The number of spanning trees as an indicator of critical phenomena: When Kirchhoff meets Ising
Roberto da Silva, Henrique A. Fernandes, Paulo G. Freitas, Sebastian Gon\c{c}alves, E. V. Stock, A. Alves

TL;DR
This paper demonstrates that the number of spanning trees derived from graphs constructed from Ising model simulations can serve as an indicator of critical phenomena, linking graph topology to physical phase transitions.
Contribution
It introduces a novel approach using the spectral properties of graphs, specifically the count of spanning trees, to detect criticality in physical systems like the Ising model.
Findings
Number of spanning trees correlates with critical points in the Ising model.
Spectral properties of adjacency and Laplacian matrices reveal critical behavior.

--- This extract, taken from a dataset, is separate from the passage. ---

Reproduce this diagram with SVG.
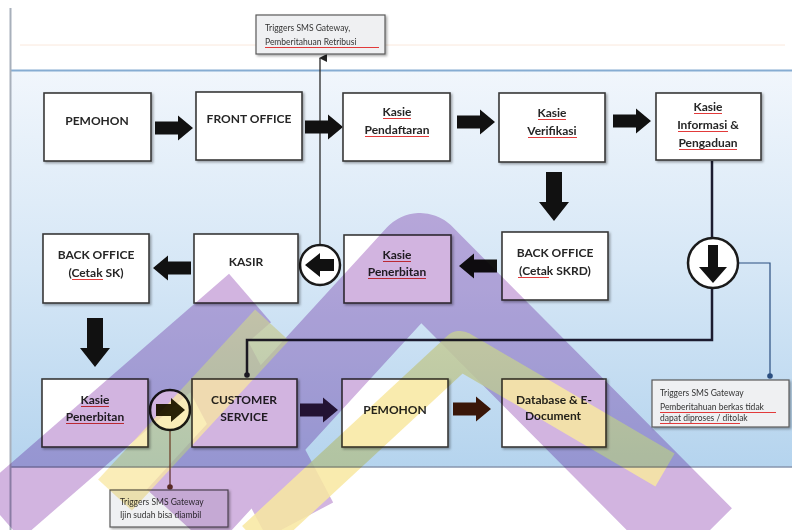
<svg xmlns="http://www.w3.org/2000/svg" xmlns:xlink="http://www.w3.org/1999/xlink" width="792" height="530" viewBox="0 0 792 530">
<defs>
<linearGradient id="bg" x1="0" y1="0" x2="0" y2="1">
<stop offset="0" stop-color="#f1f6fc"/>
<stop offset="0.5" stop-color="#d6e7f6"/>
<stop offset="1" stop-color="#b5d4ee"/>
</linearGradient>
<filter id="sh" x="-10%" y="-10%" width="125%" height="130%">
<feDropShadow dx="1.5" dy="1.5" stdDeviation="1" flood-color="#000" flood-opacity="0.35"/>
</filter>
<path id="arrH" d="M0,-6.5 H23 V-12.5 L38,0 L23,12.5 V6.5 H0 Z"/>
<path id="arrV" d="M-8,0 H8 V30 H15 L0,49 L-15,30 H-8 Z"/>
<marker id="dot" viewBox="0 0 6 6" refX="3" refY="3" markerWidth="6" markerHeight="6" markerUnits="userSpaceOnUse">
<circle cx="3" cy="3" r="2.8" fill="context-stroke"/>
</marker>
<marker id="tri" viewBox="0 0 8 8" refX="4" refY="1" markerWidth="8" markerHeight="8" markerUnits="userSpaceOnUse" orient="auto-start-reverse">
<path d="M0,8 L4,0 L8,8 Z" fill="#222"/>
</marker>
</defs>
<style>
.box{fill:#ffffff;stroke:#3a3a3a;stroke-width:1.6;filter:url(#sh)}
.trig{fill:#eff0f2;stroke:#5a5a5a;stroke-width:1.2;filter:url(#sh)}
.t{font-family:Lato,"Liberation Sans",sans-serif;font-weight:bold;font-size:12px;fill:#262626;text-anchor:middle}
.s{font-family:Lato,"Liberation Sans",sans-serif;font-size:8.5px;fill:#333}
.sq{stroke:#e23a3a;stroke-width:1;fill:none}
.blk{fill:#111}
.circ{fill:#ffffff;stroke:#1a1a1a;stroke-width:2.5}
#watermark{mix-blend-mode:multiply}
.wp{fill:none;stroke:#d2b4e0;stroke-linejoin:round}
.wy{fill:none;stroke:#f8e7a0;stroke-linejoin:round}
</style>
<rect x="0" y="0" width="792" height="530" fill="#ffffff"/>
<line x1="20" y1="45" x2="785" y2="45" stroke="#f6d9c4" stroke-width="1" opacity="0.6"/>
<rect x="10" y="70" width="790" height="397" fill="url(#bg)"/>
<line x1="10" y1="70.5" x2="792" y2="70.5" stroke="#86acd2" stroke-width="2"/>
<line x1="10" y1="467" x2="792" y2="467" stroke="#8796ae" stroke-width="1.5"/>
<line x1="10.5" y1="8" x2="10.5" y2="530" stroke="#a8b0bb" stroke-width="2"/>

<g id="connectors">
<line x1="320" y1="245" x2="320" y2="58" stroke="#2a2a2a" stroke-width="1.3" marker-end="url(#tri)"/>
<polyline points="712,161 712,238" fill="none" stroke="#1c1c30" stroke-width="2.5"/>
<polyline points="712,288 712,340 247,340 247,375" fill="none" stroke="#1c1c30" stroke-width="2.5" marker-end="url(#dot)"/>
<polyline points="738,263 770,263 770,376" fill="none" stroke="#2b4f80" stroke-width="1.2" marker-end="url(#dot)"/>
<line x1="170" y1="431" x2="170" y2="487" stroke="#6b3a2a" stroke-width="1.2" marker-end="url(#dot)"/>
<use href="#arrH" class="blk" transform="translate(155,128)"/>
<use href="#arrH" class="blk" transform="translate(305,127)"/>
<use href="#arrH" class="blk" transform="translate(457,122)"/>
<use href="#arrH" class="blk" transform="translate(613,121)"/>
<use href="#arrV" class="blk" transform="translate(554,172)"/>
<use href="#arrH" class="blk" transform="translate(497,266) rotate(180)"/>
<use href="#arrH" class="blk" transform="translate(191,268) rotate(180)"/>
<use href="#arrV" class="blk" transform="translate(95,318)"/>
<use href="#arrH" fill="#2a1a3a" transform="translate(300,410)"/>
<use href="#arrH" fill="#3a1608" transform="translate(453,409)"/>
</g>

<g id="circle-kasir">
<circle class="circ" cx="320" cy="265" r="20"/>
<path class="blk" d="M334,259 H320 V253 L305,265 L320,277 V271 H334 Z"/>
</g>
<g id="circle-info">
<circle class="circ" cx="713" cy="263" r="25"/>
<path class="blk" d="M708,245 H718 V267 H727 L713,283 L699,267 H708 Z"/>
</g>
<g id="circle-cs">
<circle class="circ" cx="170" cy="410" r="20" stroke="#3a3010"/>
<path fill="#2a2408" d="M156,404 H171 V398 L185,410 L171,422 V416 H156 Z"/>
</g>

<g id="trigger-retribusi">
<rect class="trig" x="256" y="15" width="129" height="39"/>
<text class="s" x="265" y="31">Triggers SMS Gateway,</text>
<text class="s" x="265" y="45">Pemberitahuan Retribusi</text>
</g>
<g id="pemohon1"><rect class="box" x="44" y="93" width="107" height="68"/><text class="t" x="97" y="125">PEMOHON</text></g>
<g id="front-office"><rect class="box" x="196" y="92" width="106" height="68"/><text class="t" x="249" y="123">FRONT OFFICE</text></g>
<g id="kasie-pendaftaran"><rect class="box" x="343" y="93" width="107" height="68"/><text class="t" x="397" y="116">Kasie</text><text class="t" x="397" y="134">Pendaftaran</text></g>
<g id="kasie-verifikasi"><rect class="box" x="499" y="93" width="106" height="69"/><text class="t" x="552" y="117">Kasie</text><text class="t" x="552" y="135">Verifikasi</text></g>
<g id="kasie-informasi"><rect class="box" x="656" y="93" width="105" height="67"/><text class="t" x="708" y="111">Kasie</text><text class="t" x="708" y="129">Informasi &amp;</text><text class="t" x="708" y="147">Pengaduan</text></g>

<g id="back-office-sk"><rect class="box" x="43" y="234" width="106" height="69"/><text class="t" x="96" y="259">BACK OFFICE</text><text class="t" x="96" y="277">(Cetak SK)</text></g>
<g id="kasir"><rect class="box" x="194" y="234" width="104" height="69"/><text class="t" x="246" y="266">KASIR</text></g>
<g id="kasie-penerbitan1"><rect class="box" x="344" y="235" width="107" height="68"/><text class="t" x="397" y="259">Kasie</text><text class="t" x="397" y="276">Penerbitan</text></g>
<g id="back-office-skrd"><rect class="box" x="502" y="232" width="106" height="68"/><text class="t" x="555" y="257">BACK OFFICE</text><text class="t" x="555" y="275">(Cetak SKRD)</text></g>

<g id="kasie-penerbitan2"><rect class="box" x="42" y="379" width="106" height="68"/><text class="t" x="95" y="404">Kasie</text><text class="t" x="95" y="421">Penerbitan</text></g>
<g id="customer-service"><rect class="box" x="192" y="379" width="105" height="68"/><text class="t" x="244" y="404">CUSTOMER</text><text class="t" x="244" y="421">SERVICE</text></g>
<g id="pemohon2"><rect class="box" x="342" y="379" width="106" height="68"/><text class="t" x="395" y="414">PEMOHON</text></g>
<g id="database"><rect class="box" x="502" y="379" width="104" height="68"/><text class="t" x="554" y="404">Database &amp; E-</text><text class="t" x="553" y="420">Document</text></g>

<g id="trigger-ditolak">
<rect class="trig" x="652" y="380" width="137" height="47"/>
<text class="s" x="660" y="396">Triggers SMS Gateway</text>
<text class="s" x="660" y="410">Pemberitahuan berkas tidak</text>
<text class="s" x="660" y="421">dapat diproses / ditolak</text>
</g>
<g id="trigger-diambil">
<rect class="trig" x="110" y="490" width="118" height="37"/>
<text class="s" x="120" y="505">Triggers SMS Gateway</text>
<text class="s" x="120" y="518">Ijin sudah bisa diambil</text>
</g>

<g id="spellmarks">
<path class="sq" d="M265,47.5 H379"/>
<path class="sq" d="M660,412.5 H776 M660,423.5 H740"/>
<path class="sq" d="M383,118.5 H411 M365,136.5 H429"/>
<path class="sq" d="M538,119.5 H566 M528,137.5 H577"/>
<path class="sq" d="M694,113.5 H722 M678,131.5 H728 M679,149.5 H737"/>
<path class="sq" d="M72,279.5 H103 M518,277.5 H549"/>
<path class="sq" d="M383,261.5 H411 M368,278.5 H426"/>
<path class="sq" d="M81,406.5 H109 M66,423.5 H124"/>
</g>

<g id="watermark">
<path class="wp" d="M205,340 L300,520" stroke-width="75" stroke="#e6d8ee"/>
<path class="wp" d="M0,515 L250,298" stroke-width="64"/>
<path class="wp" d="M180,520 L420,258 L700,540" stroke-width="90"/>
<path class="wy" d="M115,495 L272,325" stroke-width="46" stroke-opacity="0.75"/>
<path class="wy" d="M255,540 L460,350 L665,470" stroke-width="38" stroke-opacity="0.85"/>
</g>
</svg>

Structural entropy from Kirchhoff's theorem encodes system criticality.
Abstract
Visibility graphs are spatial interpretations of time series. When derived from the time evolution of physical systems, the graphs associated with such series may exhibit properties that can reflect aspects such as ergodicity, criticality, or other dynamical behaviors. It is important to describe how the criticality of a system is manifested in the structure of the corresponding graphs or, in a particular way, in the spectra of certain matrices constructed from them. In this paper, we show how the critical behavior of an Ising spin system manifests in the spectra of the adjacency and Laplacian matrices constructed from an ensemble of time evolutions simulated via Monte Carlo (MC) Markov Chains, even for small systems and short MC steps. In particular, we show that the number of spanning trees -- or its logarithm -- , which represents a kind of \emph{structural entropy} or…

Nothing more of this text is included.